Film Review: The Grinch Goes CGI and Gets a Fluffy, Sincere Modern Update

on November 08, 2018, 11:53am

The Pitch: It’s The Grinch, what more do you need to know?

You’re a Mean One: Okay, more specifically, this latest adaption of the iconic Dr. Seuss How the Grinch Stole Christmas! story keeps the same basic plot beats but reconfigures some of the details. The Grinch (Benedict Cumberbatch) is less of a monstrous outsider and more of a self-appointed loner. To avoid ever again feeling the pain of his solitary childhood as a forgotten orphan, the Grinch has banished himself to a Rube Goldbergian home on Mount Crumpit with only his loyal dog Max for company. (Disney princesses wish they had animal sidekicks this cute.)

It’s clearly a self-appointed exile, however. Whenever the Grinch does venture down into Whoville, the rest of the Whos are either mildly indifferent towards him or downright excited to see him. A jolly Kenan Thompson-voiced Who even considers the Grinch his best friend. Elsewhere, Cindy Lou Who (Cameron Seely) is re-imagined as a plucky grade-schooler whose Christmas wish is for Santa to lighten the load of her hardworking single mom Donna Lou Who (Rashida Jones).

Mr. Grinch: The only decision more baffling than hiring Benedict Cumberbatch to narrate a penguin documentary when he can’t even say the word properly is hiring him to voice the Grinch and then having him use a nasally American accent, rather than his famed British baritone. To be fair, Cumberbatch’s mild-mannered tone fits this softer version of the character, and he does a lovely job selling the Grinch’s post-transformation emotional vulnerability, which gets more of an extended focus here than it usually does. Still, it leaves you wondering if the original plan was to have Cumberbatch use his iconically grouchy Sherlock voice for the role, only for something to change mid-production. (The bigger casting misstep turns out to be Pharrell Williams as the film’s narrator, who unfortunately can’t channel his charming celebrity persona into his lackluster voiceover work.)
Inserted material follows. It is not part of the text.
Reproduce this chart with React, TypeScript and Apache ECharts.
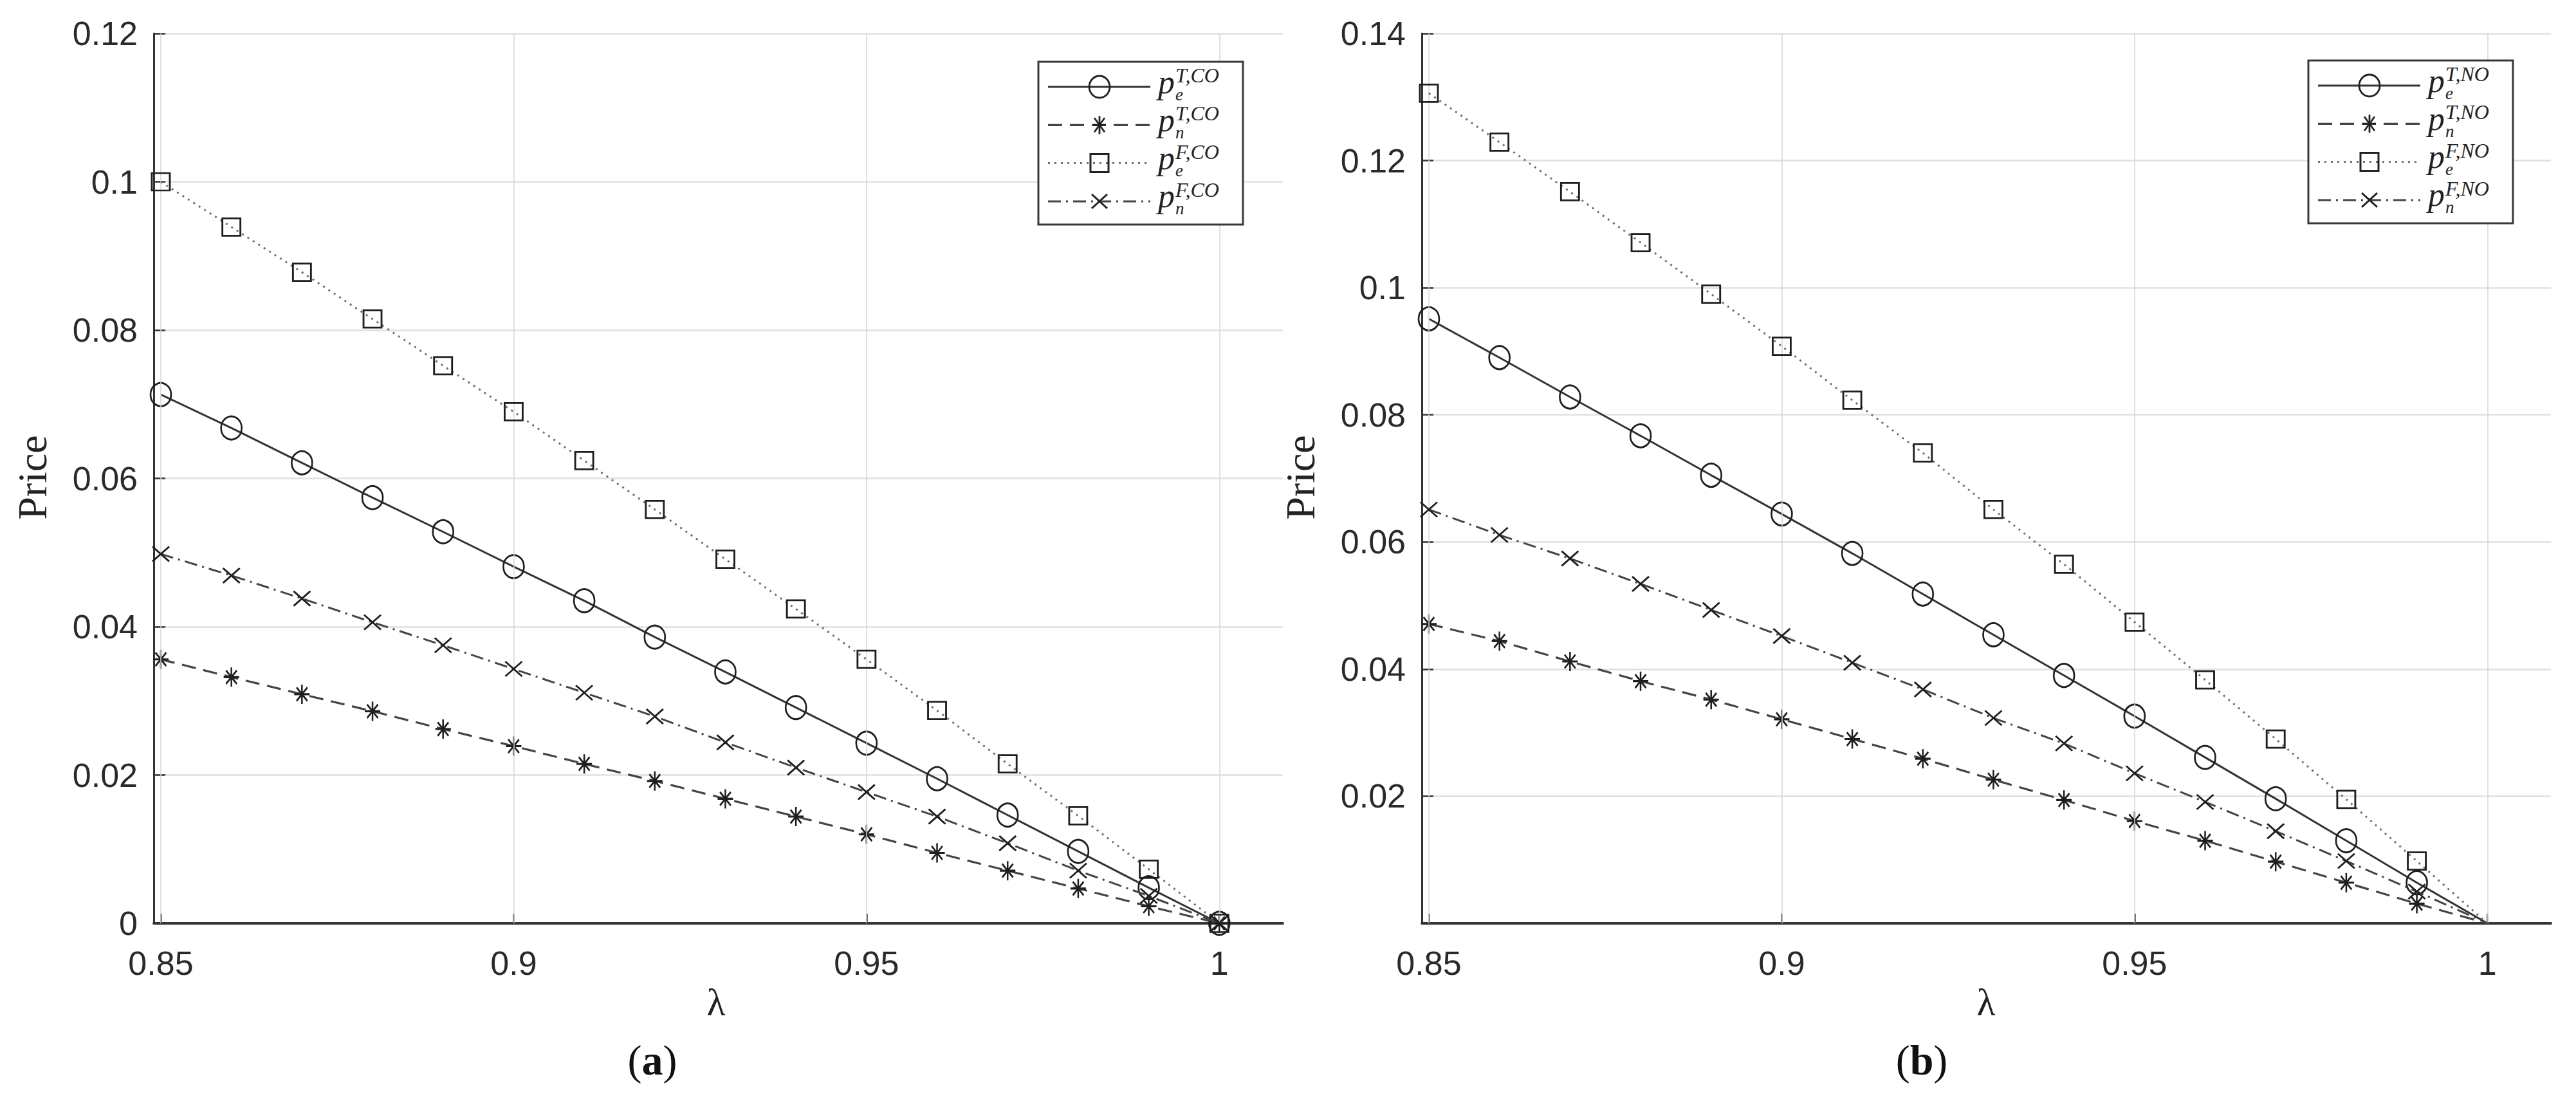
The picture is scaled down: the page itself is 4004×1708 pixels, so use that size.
import React, { useEffect, useRef } from 'react';
import * as echarts from 'echarts';

// ---- data ----
const lambda = [0.85, 0.86, 0.87, 0.88, 0.89, 0.9, 0.91, 0.92, 0.93, 0.94, 0.95, 0.96, 0.97, 0.98, 0.99, 1.0];

// (a) CO
const peT_CO = [0.0713, 0.0668, 0.0621, 0.0574, 0.0528, 0.0481, 0.0435, 0.0386, 0.0339, 0.0291, 0.0243, 0.0195, 0.0146, 0.0097, 0.0048, 0];
const pnT_CO = [0.0356, 0.0332, 0.0309, 0.0286, 0.0262, 0.0239, 0.0215, 0.0192, 0.0168, 0.0144, 0.0120, 0.0095, 0.0071, 0.0047, 0.0023, 0];
const peF_CO = [0.1000, 0.0939, 0.0878, 0.0815, 0.0752, 0.0690, 0.0624, 0.0558, 0.0491, 0.0424, 0.0356, 0.0287, 0.0215, 0.0145, 0.0073, 0];
const pnF_CO = [0.0498, 0.0469, 0.0438, 0.0406, 0.0375, 0.0343, 0.0311, 0.0279, 0.0244, 0.0210, 0.0177, 0.0144, 0.0108, 0.0071, 0.0037, 0];

// (b) NO
const peT_NO = [0.0951, 0.0890, 0.0828, 0.0767, 0.0705, 0.0644, 0.0582, 0.0518, 0.0454, 0.0390, 0.0326, 0.0261, 0.0196, 0.0130, 0.0064, 0];
const pnT_NO = [0.0471, 0.0444, 0.0412, 0.0381, 0.0352, 0.0321, 0.0290, 0.0259, 0.0226, 0.0194, 0.0161, 0.0130, 0.0097, 0.0064, 0.0031, 0];
const peF_NO = [0.1306, 0.1229, 0.1151, 0.1071, 0.0990, 0.0908, 0.0823, 0.0740, 0.0651, 0.0565, 0.0474, 0.0383, 0.0290, 0.0195, 0.0098, 0];
const pnF_NO = [0.0651, 0.0611, 0.0574, 0.0534, 0.0493, 0.0452, 0.0410, 0.0368, 0.0323, 0.0283, 0.0236, 0.0191, 0.0145, 0.0098, 0.0050, 0];

const xTickValues = [0.85, 0.9, 0.95, 1];
const xRange = [0.849, 1.009];
const yMaxA = 0.12;
const yMaxB = 0.14;
const yStep = 0.02;

const supA = ['T,CO', 'T,CO', 'F,CO', 'F,CO'];
const supB = ['T,NO', 'T,NO', 'F,NO', 'F,NO'];
const subs = ['e', 'n', 'e', 'n'];
const captions = ['a', 'b'];

// ---- styling ----
const TICK_FONT = "'Liberation Sans Narrow', 'Arial Narrow', 'Liberation Sans', Arial, sans-serif";
const SERIF = "'Liberation Serif', 'Times New Roman', serif";
const AXIS_COLOR = '#333333';

const ASTERISK = 'path://M10,0 L10,20 M0,10 L20,10 M3,3 L17,17 M3,17 L17,3';
const XMARK = 'path://M0,0 L20,20 M0,20 L20,0';

const seriesStyles = [
  { symbol: 'circle', size: [32, 36], lineType: 'solid' as any, lineColor: '#333333', lineWidth: 3, dash: null as any },
  { symbol: ASTERISK, size: [24, 30], lineType: [22, 12] as any, lineColor: '#444444', lineWidth: 3.2, dash: [22, 12] },
  { symbol: 'rect', size: [28, 27], lineType: [3, 7] as any, lineColor: '#707070', lineWidth: 3, dash: [3, 7] },
  { symbol: XMARK, size: [26, 23], lineType: [20, 8, 3, 8] as any, lineColor: '#444444', lineWidth: 3, dash: [20, 8, 3, 8] },
];

const GRID_TOP = 52;
const GRID_H = 1383;
const GRID_W = 1755;
const GRID_LEFTS = [239, 2210];

function fmtY(v: number) {
  return String(parseFloat(v.toFixed(4)));
}

function buildSeries(k: number, sets: number[][], hideZero: boolean) {
  const out: any[] = [];
  out.push({
    type: 'line',
    xAxisIndex: k,
    yAxisIndex: k,
    data: [],
    silent: true,
    z: 1,
    markLine: {
      silent: true,
      symbol: ['none', 'none'],
      label: { show: false },
      lineStyle: { color: '#d6d6d6', width: 1.5, type: 'solid' },
      data: xTickValues.map((v) => ({ xAxis: v })),
    },
  });
  sets.forEach((vals, i) => {
    const st = seriesStyles[i];
    out.push({
      type: 'line',
      xAxisIndex: k,
      yAxisIndex: k,
      data: lambda.map((x, j) => {
        if (hideZero && vals[j] <= 0) return { value: [x, vals[j]], symbolSize: 0 };
        return [x, vals[j]];
      }),
      symbol: st.symbol,
      symbolSize: st.size,
      symbolKeepAspect: false,
      showSymbol: true,
      showAllSymbol: true,
      clip: false,
      silent: true,
      z: 3 + i,
      lineStyle: { color: st.lineColor, width: st.lineWidth, type: st.lineType },
      itemStyle: { color: 'none', borderColor: '#1e1e1e', borderWidth: 2.8 },
    });
  });
  return out;
}

function legendGraphic(L: number, T: number, sups: string[]) {
  const children: any[] = [];
  children.push({
    type: 'rect',
    shape: { x: L, y: T, width: 318, height: 253 },
    style: { fill: '#ffffff', stroke: '#383838', lineWidth: 3 },
    z: 100,
  });
  const mc = '#222222';
  for (let i = 0; i < 4; i++) {
    const y = T + 39 + i * 59.3;
    const st = seriesStyles[i];
    const cx = L + 95;
    children.push({
      type: 'line',
      shape: { x1: L + 15, y1: y, x2: L + 174, y2: y },
      style: { stroke: st.lineColor, lineWidth: st.lineWidth, lineDash: st.dash || undefined },
      z: 101,
    });
    if (i === 0) {
      children.push({ type: 'ellipse', shape: { cx, cy: y, rx: 16, ry: 17 }, style: { fill: 'none', stroke: mc, lineWidth: 2.8 }, z: 102 });
    } else if (i === 1) {
      const segs = [[0, -14, 0, 14], [-10, 0, 10, 0], [-8, -11, 8, 11], [-8, 11, 8, -11]];
      segs.forEach((s) => children.push({ type: 'line', shape: { x1: cx + s[0], y1: y + s[1], x2: cx + s[2], y2: y + s[3] }, style: { stroke: mc, lineWidth: 2.8 }, z: 102 }));
    } else if (i === 2) {
      children.push({ type: 'rect', shape: { x: cx - 14, y: y - 14, width: 28, height: 28 }, style: { fill: 'none', stroke: mc, lineWidth: 3 }, z: 102 });
    } else {
      const segs = [[-12, -11, 12, 11], [-12, 11, 12, -11]];
      segs.forEach((s) => children.push({ type: 'line', shape: { x1: cx + s[0], y1: y + s[1], x2: cx + s[2], y2: y + s[3] }, style: { stroke: mc, lineWidth: 2.8 }, z: 102 }));
    }
    children.push({
      type: 'text', x: L + 186, y: y - 8, z: 103,
      style: { text: 'p', fontSize: 52, fontFamily: SERIF, fontStyle: 'italic', fill: '#222', align: 'left', verticalAlign: 'middle' },
    });
    children.push({
      type: 'text', x: L + 213, y: y - 18, z: 103,
      style: { text: sups[i], fontSize: 32, fontFamily: SERIF, fontStyle: 'italic', fill: '#222', align: 'left', verticalAlign: 'middle' },
    });
    children.push({
      type: 'text', x: L + 213, y: y + 11.5, z: 103,
      style: { text: subs[i], fontSize: 27, fontFamily: SERIF, fontStyle: 'italic', fill: '#222', align: 'left', verticalAlign: 'middle' },
    });
  }
  return children;
}

export default function App() {
  const ref = useRef<HTMLDivElement>(null);
  useEffect(() => {
    if (!ref.current) return;
    const chart = echarts.init(ref.current, undefined, { renderer: 'svg' });
    const yMaxes = [yMaxA, yMaxB];

    const grids = GRID_LEFTS.map((l) => ({ left: l, top: GRID_TOP, width: GRID_W, height: GRID_H, containLabel: false }));

    const xAxes = [0, 1].map((k) => ({
      type: 'value',
      gridIndex: k,
      min: xRange[0],
      max: xRange[1],
      axisLine: { show: true, onZero: false, lineStyle: { color: '#363636', width: 4 } },
      axisTick: { show: true, inside: true, length: 15, customValues: xTickValues, lineStyle: { color: AXIS_COLOR, width: 2.5 } },
      axisLabel: {
        show: true,
        customValues: xTickValues,
        margin: 36,
        fontSize: 52,
        fontFamily: TICK_FONT,
        color: '#2a2a2a',
        formatter: (v: number) => String(parseFloat(Number(v).toFixed(3))),
      },
      splitLine: { show: false },
    }));

    const yAxes = [0, 1].map((k) => ({
      type: 'value',
      gridIndex: k,
      min: 0,
      max: yMaxes[k],
      interval: yStep,
      axisLine: { show: true, onZero: false, lineStyle: { color: AXIS_COLOR, width: 3 } },
      axisTick: { show: true, inside: true, length: 18, lineStyle: { color: AXIS_COLOR, width: 2.5 } },
      axisLabel: {
        show: true,
        margin: 25,
        fontSize: 52,
        fontFamily: TICK_FONT,
        color: '#2a2a2a',
        formatter: (v: number) => (k === 1 && v === 0 ? '' : fmtY(v)),
      },
      splitLine: { show: true, lineStyle: { color: '#e0e0e0', width: 2.5 } },
    }));

    const series = [
      ...buildSeries(0, [peT_CO, pnT_CO, peF_CO, pnF_CO], false),
      ...buildSeries(1, [peT_NO, pnT_NO, peF_NO, pnF_NO], true),
    ];

    const graphic: any[] = [];
    const priceX = [50, 2021];
    const lambdaX = [1113, 3087];
    const capX = [1014, 2987];
    for (let k = 0; k < 2; k++) {
      graphic.push({
        type: 'text', x: priceX[k], y: 742, rotation: Math.PI / 2,
        style: { text: 'Price', fontSize: 64, fontFamily: SERIF, fill: '#222', align: 'center', verticalAlign: 'middle' },
      });
      graphic.push({
        type: 'text', x: lambdaX[k], y: 1558,
        style: { text: 'λ', fontSize: 60, fontFamily: SERIF, fill: '#222', align: 'center', verticalAlign: 'middle' },
      });
      graphic.push({
        type: 'text', x: capX[k], y: 1647,
        style: {
          text: '({b|' + captions[k] + '})',
          fontSize: 66, fontFamily: SERIF, fill: '#111', align: 'center', verticalAlign: 'middle',
          rich: { b: { fontSize: 66, fontFamily: SERIF, fontWeight: 'bold', fill: '#111' } },
        },
      });
    }
    graphic.push(...legendGraphic(1614, 96, supA));
    graphic.push(...legendGraphic(3588, 94, supB));

    chart.setOption({
      animation: false,
      backgroundColor: '#ffffff',
      grid: grids,
      xAxis: xAxes,
      yAxis: yAxes,
      series,
      graphic,
    } as any);
    return () => chart.dispose();
  }, []);
  return <div ref={ref} style={{ position: 'absolute', left: 0, top: 0, width: 4004, height: 1708, background: '#fff' }} />;
}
The Verdict: While it doesn’t hold a candle to the original 1966 Chuck Jones TV special, The Grinch is in every way superior to the truly ghastly Jim Carrey version from 2000. It’s clear that directors Scott Mosier and Yarrow Cheney had both previous adaptations in mind while crafting their own. As in the 2000 version, we get a tragic backstory for the Grinch and a lightly modernized version of Whoville. Thankfully, however, the film emphasizes the warmth and whimsy of the original cartoon over the grotesque, mean-spirited vibe that defined the Carrey version. There’s not a single lusty, oversexualized Who to be found, which doesn’t seem like the kind of thing that should need to be clarified and yet here we are. Still, the simple story (the original cartoon unfolded in a fleet 26 minutes) needs to be expanded somehow, and screenwriters Michael LeSieur and Tommy Swerdlow mostly do so with the Looney Tunes-esque action sequences that dominate the film’s mid-section and give The Grinch an episodic, Saturday morning cartoon vibe. Now it’s time for the Grinch and Max to find a reindeer! Now it’s time for the Grinch and Max to steal a Santa costume! Now the Grinch is playing “All By Myself” on a pipe organ!

As the studio behind the Despicable Me and Minions franchises (plus the underrated Sing), Illumination has a bit of a reputation for churning out lowest common denominator fare, aimed at parents who are happy for any cinematic distraction for their kids. There’s some of that in The Grinch’s shallow storytelling (it introduces a compelling dynamic between Cindy and her mom and then does nothing with it, nor does it thematically tie their story with the Grinch’s). Yet there’s at least some real heart and soul in The Grinch’s animation. The film has a lot of fun playing around with size and scale, particularly as it zooms from the streets of Whoville up to the top of Mount Crumpit. Mosier and Cheney give wonderful palpability to the textures of their world, from the Grinch’s pea-green fur to the snow that sticks to it whenever he’s outside. The Christmas lights of Whoville have a real sparkle to them, and animated cookies have never looked so delicious.

The whimsical designs of both Whoville and the Grinch’s various Christmas-stealing contraptions help jazz up the film during its slowest passages. As with many Illumination films, the quantity-over-quality nature of the gags sort of becomes its own kind of pleasure. Thompson steals the movie on pure enthusiasm alone, despite never really being given any actual jokes to deliver. And, really, if you can’t laugh at the image of a bulky reindeer trying to hide behind a skinny tree during the holiday season, when can you? While The Grinch never rises to the level of a modern Christmas classic, it’s an enjoyable enough holiday diversion with a core message that’s as lovely today as it was when Dr. Seuss first wrote it.

Where’s It Playing?: The Grinch steals Christmas early this year as the film hits theaters on November 9th.